Production of secondary metabolites in the various parts of the plants (roots, stems, leaves and flowers) was monitored month by month for 24 months. At the same time the environmental variables of interest were recorded: soil macronutrients and micronutrients, as well as other soil physico-chemical parameters; and weather data from the National Meteorology Institute, including rainfall, humidity, temperature and solar radiation.

“The study focused not on biomass variation but on production and accumulation of metabolites in different plant parts. We were especially interested in secondary metabolites, which can be understood as chemical responses to environmental variations in order to adapt to the environment. Moreover, they constitute the active ingredients that determine the plant’s pharmacological application,” Sampaio said.

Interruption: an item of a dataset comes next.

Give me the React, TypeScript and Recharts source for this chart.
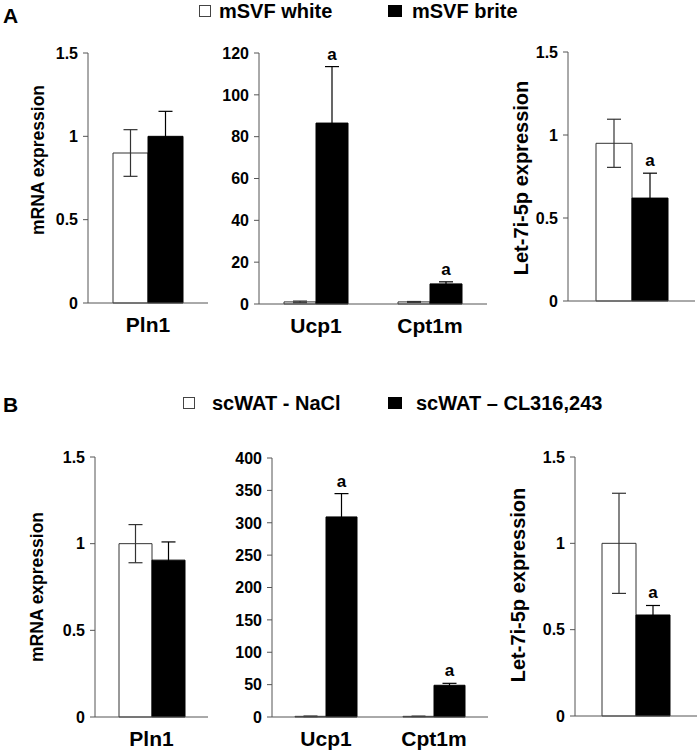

“We worked with a large number of plants so as not to have to cut samples from roots, stems, leaves and flowers always from the same individuals, because that would have induced an artificial chemical response in the plants. We were interested in observing variations in normal metabolism, not false metabolic responses to mechanical injury. For this reason we collected samples by rotation, taking material from each plant only once a year.”

Samples were converted into extracts and submitted to two powerful analytical techniques: ultrahigh-performance liquid chromatography (UHPLC) coupled to diode array detection and combined with high-resolution mass spectrometry (LC-MS); and proton nuclear magnetic resonance (1H-NMR) spectroscopy. The LC-MS analysis was performed using equipment acquired with funding from FAPESP under the aegis of the Thematic Project “Morphoanatomical, metabolomic and molecular studies as contributions to the systematics of Asteraceae species and access to their pharmacological potential“, led by Beatriz Appezzato da Glória, while the NMR analysis was performed at the University of Strathclyde in Glasgow, Scotland.

Put very simply, mass spectrometry measures molecular mass of specific substances, while NMR determines how hydrogen atoms participate in each substance – whether the atomic chains are open or closed, whether they have single or double bonds, whether they have aromatic rings etc. In successful cases, combining the two sets of information reveals the chemical structure of the substances concerned, and identifies them by comparison with the findings recorded in the literature.

“The major novelty of Sampaio’s research is his combination of the data obtained using these two analytical techniques in a single matrix. This experimental approach is different from the approach normally used in environmental metabolomics studies. It enabled us to reduce the number of analyses by half, made the statistical treatment much more robust, and produced results that were easier to interpret,” Costa said.

“We were able to determine how the plants’ metabolic profiles varied over a two-year period. What we found was that the different parts of the plants responded differently to environmental factors. Metabolite production in roots was influenced only by soil factors, whereas aerial parts – stems, leaves and flowers – were more sensitive to climate – rainfall, temperature, and so on.”